--- Start ---

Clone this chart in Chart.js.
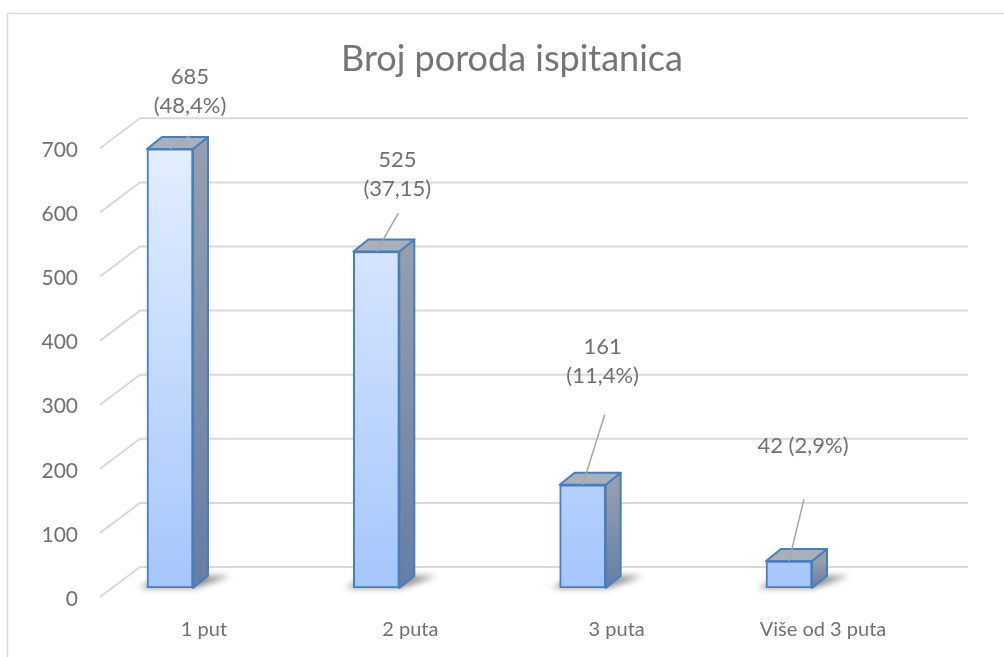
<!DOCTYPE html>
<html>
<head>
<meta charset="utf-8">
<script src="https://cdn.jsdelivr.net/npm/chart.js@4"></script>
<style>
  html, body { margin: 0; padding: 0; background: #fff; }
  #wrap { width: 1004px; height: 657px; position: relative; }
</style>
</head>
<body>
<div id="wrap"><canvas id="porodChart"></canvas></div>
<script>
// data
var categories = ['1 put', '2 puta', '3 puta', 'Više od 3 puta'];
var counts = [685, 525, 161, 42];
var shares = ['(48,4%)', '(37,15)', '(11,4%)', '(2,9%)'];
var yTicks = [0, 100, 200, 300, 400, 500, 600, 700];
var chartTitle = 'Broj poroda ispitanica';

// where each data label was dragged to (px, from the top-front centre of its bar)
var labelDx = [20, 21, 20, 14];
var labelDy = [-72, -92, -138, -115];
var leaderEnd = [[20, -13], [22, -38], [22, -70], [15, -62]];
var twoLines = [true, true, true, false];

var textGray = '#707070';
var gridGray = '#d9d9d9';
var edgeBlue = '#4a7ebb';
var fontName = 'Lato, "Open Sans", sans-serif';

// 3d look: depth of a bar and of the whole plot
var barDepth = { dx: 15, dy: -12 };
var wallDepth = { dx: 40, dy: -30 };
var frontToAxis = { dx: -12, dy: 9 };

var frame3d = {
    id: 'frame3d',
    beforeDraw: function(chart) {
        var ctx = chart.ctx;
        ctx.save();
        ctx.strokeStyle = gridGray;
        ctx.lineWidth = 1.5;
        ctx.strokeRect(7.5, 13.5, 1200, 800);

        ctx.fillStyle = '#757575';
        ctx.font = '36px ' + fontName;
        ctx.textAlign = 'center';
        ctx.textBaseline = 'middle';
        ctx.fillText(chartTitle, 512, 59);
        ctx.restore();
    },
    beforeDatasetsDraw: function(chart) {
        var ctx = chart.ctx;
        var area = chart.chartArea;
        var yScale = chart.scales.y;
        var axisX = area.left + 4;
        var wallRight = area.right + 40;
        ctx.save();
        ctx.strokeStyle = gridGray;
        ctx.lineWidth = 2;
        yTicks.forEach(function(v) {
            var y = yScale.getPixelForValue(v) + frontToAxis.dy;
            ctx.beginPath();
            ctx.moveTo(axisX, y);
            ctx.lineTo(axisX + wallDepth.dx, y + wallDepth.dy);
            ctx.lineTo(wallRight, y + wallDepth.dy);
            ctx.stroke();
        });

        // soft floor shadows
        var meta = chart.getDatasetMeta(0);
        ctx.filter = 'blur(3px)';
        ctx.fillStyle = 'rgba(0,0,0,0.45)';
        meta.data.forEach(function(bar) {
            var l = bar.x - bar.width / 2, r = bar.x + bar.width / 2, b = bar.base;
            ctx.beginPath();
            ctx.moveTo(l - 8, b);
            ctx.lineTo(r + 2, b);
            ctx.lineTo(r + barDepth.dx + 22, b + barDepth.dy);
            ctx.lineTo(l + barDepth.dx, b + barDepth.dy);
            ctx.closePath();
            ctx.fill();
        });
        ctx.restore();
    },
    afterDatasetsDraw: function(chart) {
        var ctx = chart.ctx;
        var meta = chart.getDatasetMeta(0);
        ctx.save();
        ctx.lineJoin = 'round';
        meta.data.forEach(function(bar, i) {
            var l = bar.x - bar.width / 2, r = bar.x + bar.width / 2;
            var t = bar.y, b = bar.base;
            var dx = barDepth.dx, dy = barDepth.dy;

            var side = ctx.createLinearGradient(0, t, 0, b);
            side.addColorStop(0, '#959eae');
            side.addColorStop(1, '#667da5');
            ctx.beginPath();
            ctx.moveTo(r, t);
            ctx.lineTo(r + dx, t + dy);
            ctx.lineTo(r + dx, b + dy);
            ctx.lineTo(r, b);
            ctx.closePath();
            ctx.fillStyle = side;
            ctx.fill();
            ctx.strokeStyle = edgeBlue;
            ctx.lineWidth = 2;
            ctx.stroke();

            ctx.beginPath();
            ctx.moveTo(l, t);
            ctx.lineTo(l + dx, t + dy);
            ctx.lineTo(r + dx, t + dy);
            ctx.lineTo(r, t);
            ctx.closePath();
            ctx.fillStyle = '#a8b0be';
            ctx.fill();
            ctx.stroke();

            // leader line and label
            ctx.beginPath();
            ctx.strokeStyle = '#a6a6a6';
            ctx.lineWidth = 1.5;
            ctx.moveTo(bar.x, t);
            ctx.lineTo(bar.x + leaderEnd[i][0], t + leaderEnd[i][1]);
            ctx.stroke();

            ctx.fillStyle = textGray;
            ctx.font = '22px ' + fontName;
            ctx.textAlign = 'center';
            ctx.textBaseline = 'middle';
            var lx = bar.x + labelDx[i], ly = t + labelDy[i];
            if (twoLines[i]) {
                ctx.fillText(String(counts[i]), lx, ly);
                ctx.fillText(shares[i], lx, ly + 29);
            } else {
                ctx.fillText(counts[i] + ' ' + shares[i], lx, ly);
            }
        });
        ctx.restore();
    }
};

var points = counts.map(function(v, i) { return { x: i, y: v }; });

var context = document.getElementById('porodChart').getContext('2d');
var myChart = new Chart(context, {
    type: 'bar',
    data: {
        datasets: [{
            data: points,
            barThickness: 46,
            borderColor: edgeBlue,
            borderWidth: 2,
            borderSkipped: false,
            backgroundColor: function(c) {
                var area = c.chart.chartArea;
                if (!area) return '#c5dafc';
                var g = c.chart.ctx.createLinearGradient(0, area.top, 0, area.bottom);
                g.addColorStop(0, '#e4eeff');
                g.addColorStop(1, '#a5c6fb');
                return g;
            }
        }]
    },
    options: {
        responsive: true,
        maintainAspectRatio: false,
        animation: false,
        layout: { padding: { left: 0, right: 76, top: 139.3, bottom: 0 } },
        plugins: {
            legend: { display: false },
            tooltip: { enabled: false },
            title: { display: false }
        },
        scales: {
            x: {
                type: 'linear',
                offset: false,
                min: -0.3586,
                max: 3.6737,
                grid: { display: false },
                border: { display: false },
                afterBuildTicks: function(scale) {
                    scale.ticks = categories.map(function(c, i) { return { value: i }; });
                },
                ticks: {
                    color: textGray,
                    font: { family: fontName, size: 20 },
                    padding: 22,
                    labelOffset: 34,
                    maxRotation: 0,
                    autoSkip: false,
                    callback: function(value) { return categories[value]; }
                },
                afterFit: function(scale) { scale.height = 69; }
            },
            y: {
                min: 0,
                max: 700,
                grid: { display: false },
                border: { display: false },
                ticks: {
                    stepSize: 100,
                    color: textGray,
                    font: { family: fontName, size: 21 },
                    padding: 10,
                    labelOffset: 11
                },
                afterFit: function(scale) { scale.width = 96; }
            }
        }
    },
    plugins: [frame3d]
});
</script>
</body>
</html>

--- End ---

From the first line above to the line containing "ctx.strokeRect(7.5, 13.5, 1200, 800);", repeat each line exactly. Pictures stay out.

Clone this chart in Chart.js.
<!DOCTYPE html>
<html>
<head>
<meta charset="utf-8">
<script src="https://cdn.jsdelivr.net/npm/chart.js@4"></script>
<style>
  html, body { margin: 0; padding: 0; background: #fff; }
  #wrap { width: 1004px; height: 657px; position: relative; }
</style>
</head>
<body>
<div id="wrap"><canvas id="porodChart"></canvas></div>
<script>
// data
var categories = ['1 put', '2 puta', '3 puta', 'Više od 3 puta'];
var counts = [685, 525, 161, 42];
var shares = ['(48,4%)', '(37,15)', '(11,4%)', '(2,9%)'];
var yTicks = [0, 100, 200, 300, 400, 500, 600, 700];
var chartTitle = 'Broj poroda ispitanica';

// where each data label was dragged to (px, from the top-front centre of its bar)
var labelDx = [20, 21, 20, 14];
var labelDy = [-72, -92, -138, -115];
var leaderEnd = [[20, -13], [22, -38], [22, -70], [15, -62]];
var twoLines = [true, true, true, false];

var textGray = '#707070';
var gridGray = '#d9d9d9';
var edgeBlue = '#4a7ebb';
var fontName = 'Lato, "Open Sans", sans-serif';

// 3d look: depth of a bar and of the whole plot
var barDepth = { dx: 15, dy: -12 };
var wallDepth = { dx: 40, dy: -30 };
var frontToAxis = { dx: -12, dy: 9 };

var frame3d = {
    id: 'frame3d',
    beforeDraw: function(chart) {
        var ctx = chart.ctx;
        ctx.save();
        ctx.strokeStyle = gridGray;
        ctx.lineWidth = 1.5;
        ctx.strokeRect(7.5, 13.5, 1200, 800);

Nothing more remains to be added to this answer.